Anna Khegay, 1st year postgraduate student of the Doctoral School of Psychology of the Faculty of Social Sciences, psychologist-methodologist of the Children's Charity Fund "Victoria", visiting lecturer at the HSE University and Moscow Higher School of Economics and Social Sciences, member of the board of the Association of Solution-oriented Psychotherapists and Practitioners, member of the Association of Specialists for Evaluating the Effectiveness of Social Programs, over 15 years of experience in the charitable sector.
Anna's dissertation topic: "Openness to the future as a factor in the psychological well-being of adolescents and young adults".
Academic Supervisor – Senior Research Fellow of the Laboratory, Associate Professor of the Department of Psychology, Faculty of Social Sciences, HSE University,PhD, Zolotareva Alena Anatolyevna.

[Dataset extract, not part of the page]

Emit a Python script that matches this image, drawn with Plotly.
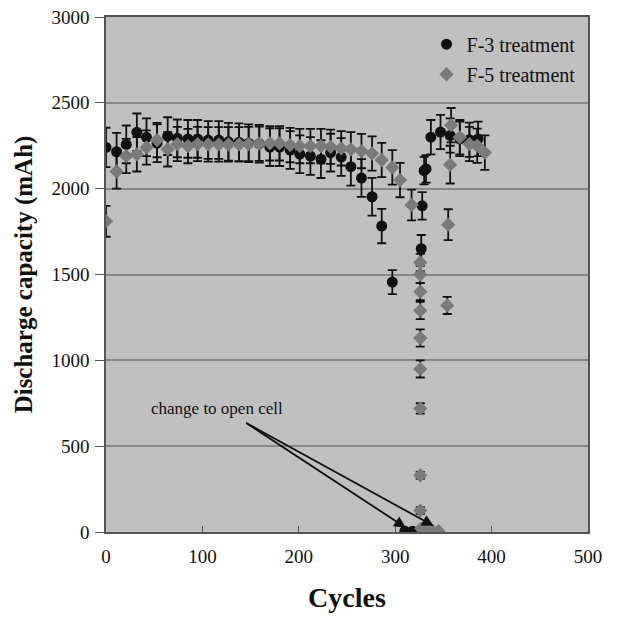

The development of effective programs to support young people from vulnerable groups, including graduates of orphanages, is one of the priority tasks facing society. On the one hand, it is important that support programs form a proactive, rather than passive, dependent life position among the beneficiaries, on the other hand, it is necessary that social programs take into account the new social situation in the development of modern youth - a long youth, becoming adulthood (according to various sources, up to 27 or even up to 30 years), which means they relied on new criteria for the success of charitable programs. Such criteria can be the degree to which a person masters his psychological and social resources to overcome the difficult conditions of development. The results of our preliminary study show that young people with experience of living in an orphanage use their psychological resources in a more consolidated way than their peers from birth families. Further research can greatly contribute to the practice of designing positive social programs with proven effectiveness.